Pourquoi le brainstorming, "cette pratique inefficace", plaît toujours autant aux entreprises

- - Flickr - CC - Kévin Dooley
Olivier Sibony est professeur de Stratégie à HEC, auteur de Réapprendre à décider (éd. Débats publics).
"Un brainstorming, ça sert à générer des idées. Mais quand on fait un test avec les mêmes personnes en leur demandant de réfléchir seules à des idées, on se rend compte qu'elles en génèrent plus. Ça paraît étonnant, puisqu'on a tous des expériences de brainstorming durant laquelle on a généré pleins d'idées. Mais ce qu'on ne sait pas, puisqu'on n'en a jamais fait l'expérience, c'est que si on demandait à chacun des participants de générer des idées chacun dans leur coin, on en générerait plus et de meilleure qualité.
Pourquoi? Pour une raison mécanique, déjà: si vous passez une heure à 10 dans une pièce, vous allez pouvoir exprimer des idées pendant six minutes en moyenne. Et pendant les 54 minutes restantes, vous allez écouter les idées des autres. Alors que si vous passez une heure, seul devant une feuille blanche, vous allez avoir tout ce temps seul pour écrire des idées! Une autre explication tient de l'effet de groupe: on peut avoir tendance à ne pas exprimer les idées les plus disruptives, les plus ambitieuses ou les plus dérangeantes pour les autres participants quand on est en réunion collective. Enfin, dernier problème: il peut y avoir une tendance chez certains participants à penser à autre chose – ce qu'ils vont cuisiner le soir – plutôt que d'être à fond dans la réunion.
"Être contre le brainstorming c'est politiquement incorrect"

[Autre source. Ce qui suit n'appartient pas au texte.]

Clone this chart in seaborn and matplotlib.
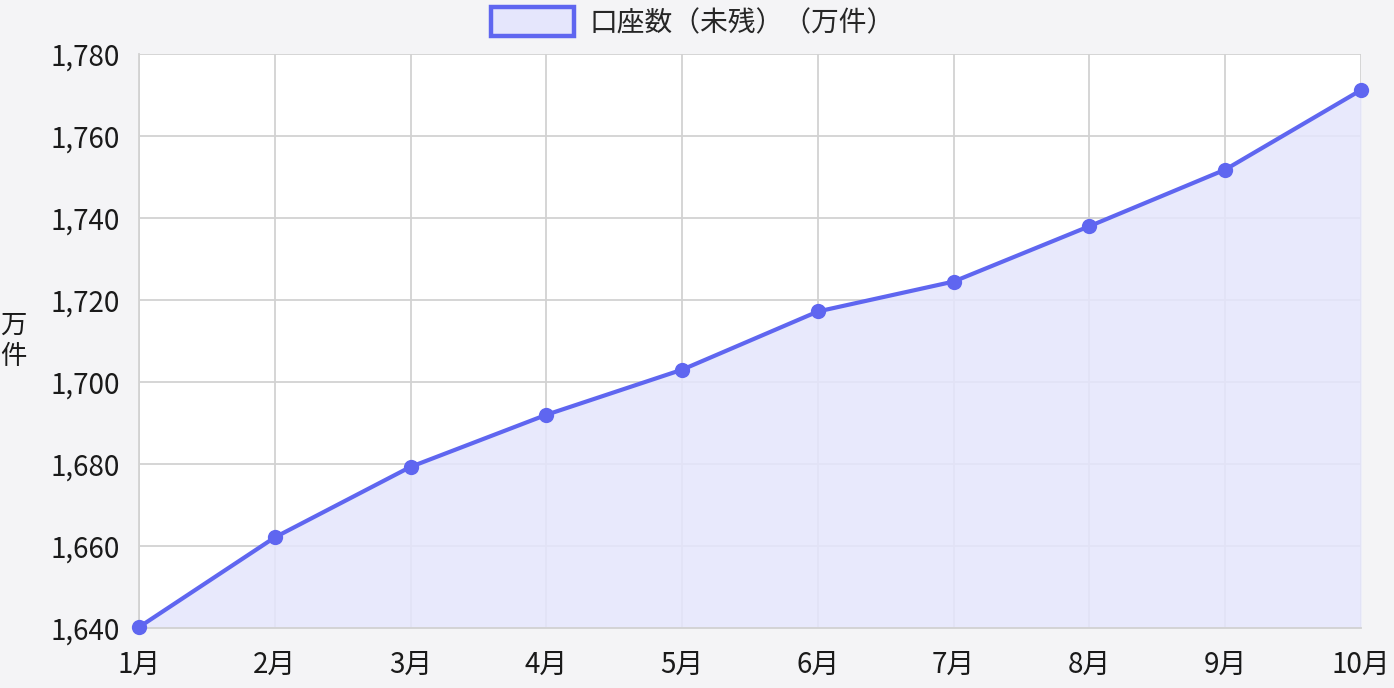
import pandas as pd
import seaborn as sns
import matplotlib.pyplot as plt
from matplotlib.patches import Patch
from matplotlib.ticker import FuncFormatter

months = ["1月", "2月", "3月", "4月", "5月", "6月", "7月", "8月", "9月", "10月"]
accounts = [1640.2, 1662.1, 1679.3, 1692.0, 1703.0, 1717.2, 1724.5, 1738.0, 1751.8, 1771.2]
series_name = "口座数（未残）（万件）"
y_unit = "万\n件"

line_color = "#5f66f0"
fill_color = "#e5e6fc"
bg_color = "#f4f4f6"

sns.set_theme(style="whitegrid")
plt.rcParams["font.family"] = ["Noto Sans CJK JP", "DejaVu Sans"]

data = pd.DataFrame({"month": months, "accounts": accounts})

fig = plt.figure(figsize=(13.94, 6.88), dpi=100, facecolor=bg_color)
ax = fig.add_axes([139 / 1394, 1 - 628 / 688, (1361 - 139) / 1394, (628 - 54) / 688])
ax.set_facecolor("white")

ax.fill_between(data["month"], 1640, data["accounts"], color=fill_color, alpha=0.85,
                linewidth=0, zorder=2)
sns.lineplot(data=data, x="month", y="accounts", ax=ax, color=line_color, linewidth=3.0,
             marker="o", markersize=11, markeredgewidth=0, zorder=3, clip_on=False)

ax.set_xlim(0, len(months) - 1)
ax.set_ylim(1640, 1780)
ax.set_yticks(range(1640, 1781, 20))
ax.yaxis.set_major_formatter(FuncFormatter(lambda v, p: f"{int(v):,}"))

ax.grid(True, color="#d2d2d2", linewidth=1.3, zorder=1)
ax.set_axisbelow(True)
for side in ["top", "right"]:
    ax.spines[side].set_visible(False)
for side in ["left", "bottom"]:
    ax.spines[side].set_color("#d2d2d2")
    ax.spines[side].set_linewidth(1.3)

ax.tick_params(axis="both", labelsize=20, colors="#1a1a1a", length=0)
ax.tick_params(axis="y", pad=14)
ax.tick_params(axis="x", pad=16)
ax.set_xlabel("")
ax.set_ylabel(y_unit, rotation=0, fontsize=19, color="#1a1a1a", va="center", ha="center",
              linespacing=1.2)
ax.yaxis.set_label_coords(-0.103, 0.5)

handle = Patch(facecolor=fill_color, edgecolor=line_color, linewidth=3.2)
fig.legend([handle], [series_name], loc="upper center", bbox_to_anchor=(0.497, 0.996),
           borderaxespad=0, borderpad=0.15, frameon=False, fontsize=20,
           handlelength=3.0, handleheight=1.25, handletextpad=0.55)

fig.savefig("out.png", dpi=100, facecolor=bg_color)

Pourtant, le brainstorming a toujours autant de succès dans les entreprises. Depuis 60 ans, on continue de considérer cette pratique relativement inefficace comme un standard du management et comme quelque chose qu'on doit absolument pratiquer sous peine de ringardise et d'incompétence managériale. Être contre le brainstorming, c'est totalement politiquement incorrect.
Ce que ça révèle sur les pratiques de management est intéressant à plusieurs titres. D'abord, cela souligne notre tendance à se satisfaire de peu: quand quelque chose marche, on ne se pose pas la question de savoir si autre chose marcherait mieux. C'est ce que l'on appelle le satisfacting: plutôt que de cherche la solution optimale, on cherche une solution satisfaisante.
"Conformisme et habitudes"
Cela souligne ensuite cette croyance que l'on peut transplanter chez soi une pratique en vigueur dans un autre environnement et dans un autre contexte. Au départ, le brainstorming a été créé par une agence de pub dans les années 50 – 60 (BBDO), à la grande époque de Mad Men. Etre créatif, c'est le cœur de métier des agences de pub. Donc toutes les entreprises se sont dit que pour être elles aussi créatives, elles devaient copier ou singer les pratiques de ces agences. Mais ce qui fonctionne avec des publicitaires, ne va pas forcément fonctionner avec ses salariés du service clients, de la comptabilité ou du marketing.
Ce que je dis, c'est qu'on peut améliorer une technique qui fonctionne bien, mais qui pourrait fonctionner mieux. On devrait toujours aspirer à chercher des méthodes de management qui fonctionnent mieux que les routines auxquelles on a fini par s'habituer par conformisme ou par habitude."